DA Tshwane mayoral candidate Cilliers Brink said that in his time as a councillor, dating back to 2011, he had never seen a power outage stretch beyond three weeks.

He described the response as alarmingly slow.

According to Brink, the cable feeding electricity from Koedoespoort to East Lynne was clearly damaged early on. Instead of replacing it, he claims the city attempted temporary repairs, prolonging the outage.

“In the first week, it was clear the cable was busted,” Brink argued. “A decision should have been made to replace it.”

He added that the crisis exposed broader infrastructure vulnerabilities within the City of Tshwane.

Residents watching from the sidelines have taken to local Facebook groups and community WhatsApp chats to vent frustration. Some described feeling abandoned during a time when municipal support is supposed to be most visible.

City promises stabilisation plan

In response, the city says upgrades are already under way.

MMC for utility services Frans Boshielo said Tshwane is making steady progress on strengthening its electricity network through the refurbishment and expansion of the Monavoni 132/11kV substation.

The project, which he described as central to the city’s energy stabilisation plan, is reportedly about 75% complete.

According to Boshielo, once finalised, the upgrade will enhance power supply capacity and reliability in Monavoni and surrounding areas.

However, for East Lynne residents who spent December cooking on gas stoves and listening to generators roar into the night, those assurances feel distant.

More than just an outage

South Africans are no strangers to power cuts. Load shedding has become part of daily vocabulary. But a three-week localised outage over the festive season hits differently.

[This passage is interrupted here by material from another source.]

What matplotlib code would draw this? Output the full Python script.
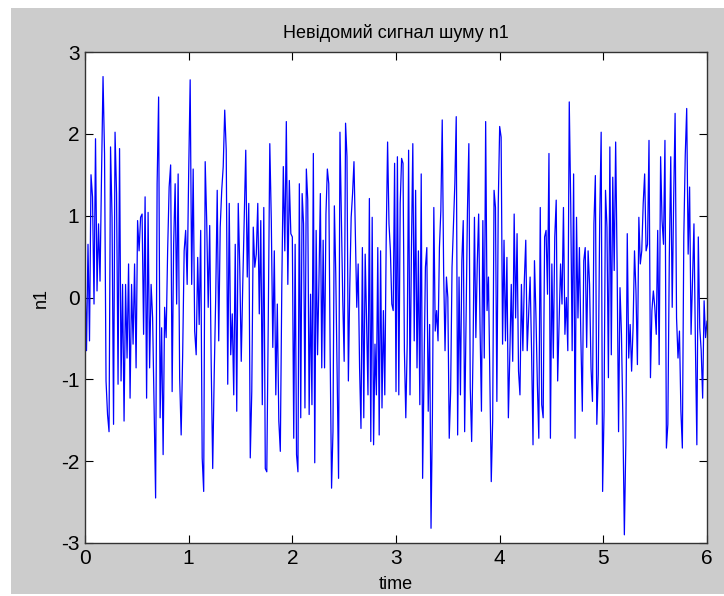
import numpy as np
import matplotlib
matplotlib.use('Agg')
import matplotlib.pyplot as plt
from matplotlib.patches import Rectangle

TITLE = 'Невідомий сигнал шуму n1'
X_LABEL = 'time'
Y_LABEL = 'n1'
X_TICKS = [0, 1, 2, 3, 4, 5, 6]
Y_TICKS = [-3, -2, -1, 0, 1, 2, 3]

n1_part1 = [0.3, -0.65, 0.65, -0.53, 1.5, 1.23, -0.08, 1.94, 0.08, 0.9, 0.2, 1.5, 2.7, 1.76,
            -1.02, -1.43, -1.64, 1.84, 0.98, -1.55, 2.02, 1.27, -1.06, 1.82, -1.02, 0.16, -1.51,
            0.16, -0.74, 0.41, -1.23, 0.16, -0.57, 0.41, -0.86, 0.94, 0.57, 0.98, 1.02, -0.45,
            1.23, -1.23, 1.04, -0.86, 0.16, -0.25, -1.39, -2.45, 1.39, 2.45, -1.47, -0.37, -1.92,
            -0.12, -0.49, 0.57, 1.35, 1.62, -1.15, 0.65, 1.39, -0.08, 1.51, -0.98, -1.68, -0.7,
            0.57, 0.82, 0.16, 1.51, 2.66, 0.16, 1.57, -0.41, -0.7, 0.49, -0.33, 0.82, -1.96,
            -2.37, 1.66, 0.94, -0.12, 0.88, -0.82, -2.09, -0.94, 0.0, 1.31, -0.53, 0.86, 1.31,
            1.6, 2.29, 1.8, -1.06, 1.15, -0.7, -0.2, -1.19, 0.65, -1.39, 1.15, 0.37, -0.78, 0.16,
            0.98, 1.8, 0.25, 1.15, -1.96, -1.15, 0.86, 0.37, 0.53, 1.15, -0.2, 0.94, -1.31, 1.1,
            -2.09, -2.13, -0.25, 1.88, 0.94, -0.61, 0.57, -1.19, -0.08, -1.51, -1.88, 0.16, 1.6,
            0.57, 2.15, 0.16, 1.43, 0.78]
n1_part2 = [0.74, -1.72, 0.65, -1.92, -2.13, 1.39, -1.47, 1.27, 0.9, -1.35, 1.57, 1.19, -1.43,
            0.04, -1.31, 1.76, -2.02, 0.82, -0.7, 0.2, 1.27, -0.86, 0.7, -0.86, 1.02, 1.57, 1.39,
            -0.7, -2.33, -1.64, 1.12, 0.29, -0.98, -2.21, 2.02, 0.98, -0.04, -0.78, 2.13, 1.72,
            -1.02, 0.12, 0.98, 1.27, 1.66, 0.78, -0.12, 0.41, -0.86, -1.6, 0.61, -1.47, 0.53,
            -0.29, -1.19, 1.21, -1.76, 0.98, -1.8, -0.57, -1.19, 0.61, -1.68, 0.57, -1.35, -0.16,
            -1.19, 0.7, 1.9, 0.9, 0.57, -0.08, -0.16, 1.64, -1.15, 1.72, -1.19, 1.15, 1.7, 1.64,
            -0.65, -1.47, -0.57, 1.8, -1.19, 0.57, 1.88, -0.53, 1.31, -0.86, 0.57, -1.31, 1.51,
            -2.21, -0.9, 0.37, 0.61, -1.39, -0.33, -2.82, -1.43, 1.1, -0.41, -0.16, -0.53, 0.61,
            1.06, 2.17, 0.33, -0.65, 0.25, 0.0, -1.72, -1.15, 0.37, 0.9, 1.39, 2.21, -1.68, 0.25,
            -1.19, 0.45, 0.94, -1.64, -0.25, 1.06, 1.88, -1.1, -1.76, -0.65, 0.98, -0.49, 0.41,
            1.02, -0.37, -1.39, 0.94, -0.74, 2.15, -0.16, 0.25, -0.98, -2.25, -1.51, 1.31, 1.1,
            -1.27, 1.15]
n1_part3 = [2.09, 1.96, -0.57, 0.7, -0.53, 0.49, -1.47, -0.7, 0.16, -0.78, 1.02, -0.25, 0.78,
            -0.9, -1.19, 0.16, -0.65, 0.2, 0.7, -0.65, -0.2, 0.25, -0.65, -1.8, 0.45, -0.2, -1.06,
            -1.72, 1.1, -1.31, -1.47, 0.74, 0.82, 0.04, 1.76, -1.72, 0.41, -0.74, 0.74, 1.19,
            -1.02, -0.33, 0.41, -0.08, 1.1, -0.45, 0.0, -0.65, 2.39, 1.15, -0.65, 1.51, -1.72,
            0.98, -0.25, 0.61, -0.49, -1.39, 0.45, 0.61, -0.61, 0.57, 0.16, -0.86, -1.27, 0.9,
            1.49, -1.55, -0.94, 0.94, 2.02, -2.37, -1.39, 1.31, 0.86, -0.98, 1.84, -0.7, 1.47,
            0.33, 1.9, 0.41, -1.64, 0.12, -0.45, -1.51, -2.9, -1.8, 0.78, -0.74, -0.33, -0.9,
            -0.37, 0.57, 0.08, -0.82, 0.98, 0.41, 0.57, 1.15, 1.51, 0.57, 0.65, 1.92, -0.98,
            -0.16, 0.08, -0.12, -0.45, 0.82, -0.82, 1.72, 0.94, 0.65, 1.92, -1.84, -1.55, 0.49,
            1.72, -0.12, 1.19, 2.25, -0.25, -0.74, -0.41, -1.39, -1.84, 0.74, 1.74, 2.31, 0.53,
            1.35, -0.45, 0.2, 0.9, -0.57, -1.8, 0.74, -0.37, -0.65, -1.23, -0.04, -0.49, -0.29]

# время: каждый участок равномерно на своём отрезке
t = np.concatenate([np.linspace(0, 2, len(n1_part1), endpoint=False),
                    np.linspace(2, 4, len(n1_part2), endpoint=False),
                    np.linspace(4, 6, len(n1_part3))])
n1 = np.array(n1_part1 + n1_part2 + n1_part3)

plt.rcParams['font.family'] = ['Liberation Sans', 'DejaVu Sans']
plt.rcParams['axes.unicode_minus'] = False

fig = plt.figure(figsize=(7.24, 5.96), dpi=100, facecolor='white')
# серый фон как в окне MATLAB
fig.patches.append(Rectangle((11 / 724, 2 / 596), 713 / 724, 586 / 596,
                             transform=fig.transFigure, facecolor='#cccccc',
                             edgecolor='none', zorder=-1))

ax = fig.add_axes([85 / 724, 53 / 596, 622 / 724, 491 / 596])
ax.plot(t, n1, color='#0000ff', linewidth=0.9)

ax.set_xlim(0, 6)
ax.set_ylim(-3, 3)
ax.set_xticks(X_TICKS)
ax.set_yticks(Y_TICKS)
ax.tick_params(direction='in', top=True, right=True, length=6, width=0.8,
               labelsize=15, pad=4)
for s in ax.spines.values():
    s.set_linewidth(1.0)
    s.set_color('#333333')

ax.set_title(TITLE, fontsize=13, pad=10)
ax.set_xlabel(X_LABEL, fontsize=13, labelpad=6)
ax.set_ylabel(Y_LABEL, fontsize=13, labelpad=8)

fig.savefig('out.png', dpi=100, facecolor=fig.get_facecolor())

It’s not just about candles and cold showers. It’s about small businesses losing revenue, pensioners dipping into savings, food wasted, and a sense of being overlooked.

East Lynne’s blackout is a reminder that beyond national load shedding headlines, there are neighbourhood-level infrastructure failures quietly reshaping lives.

The lights may be back on, mostly, but trust, many residents say, will take far longer to restore.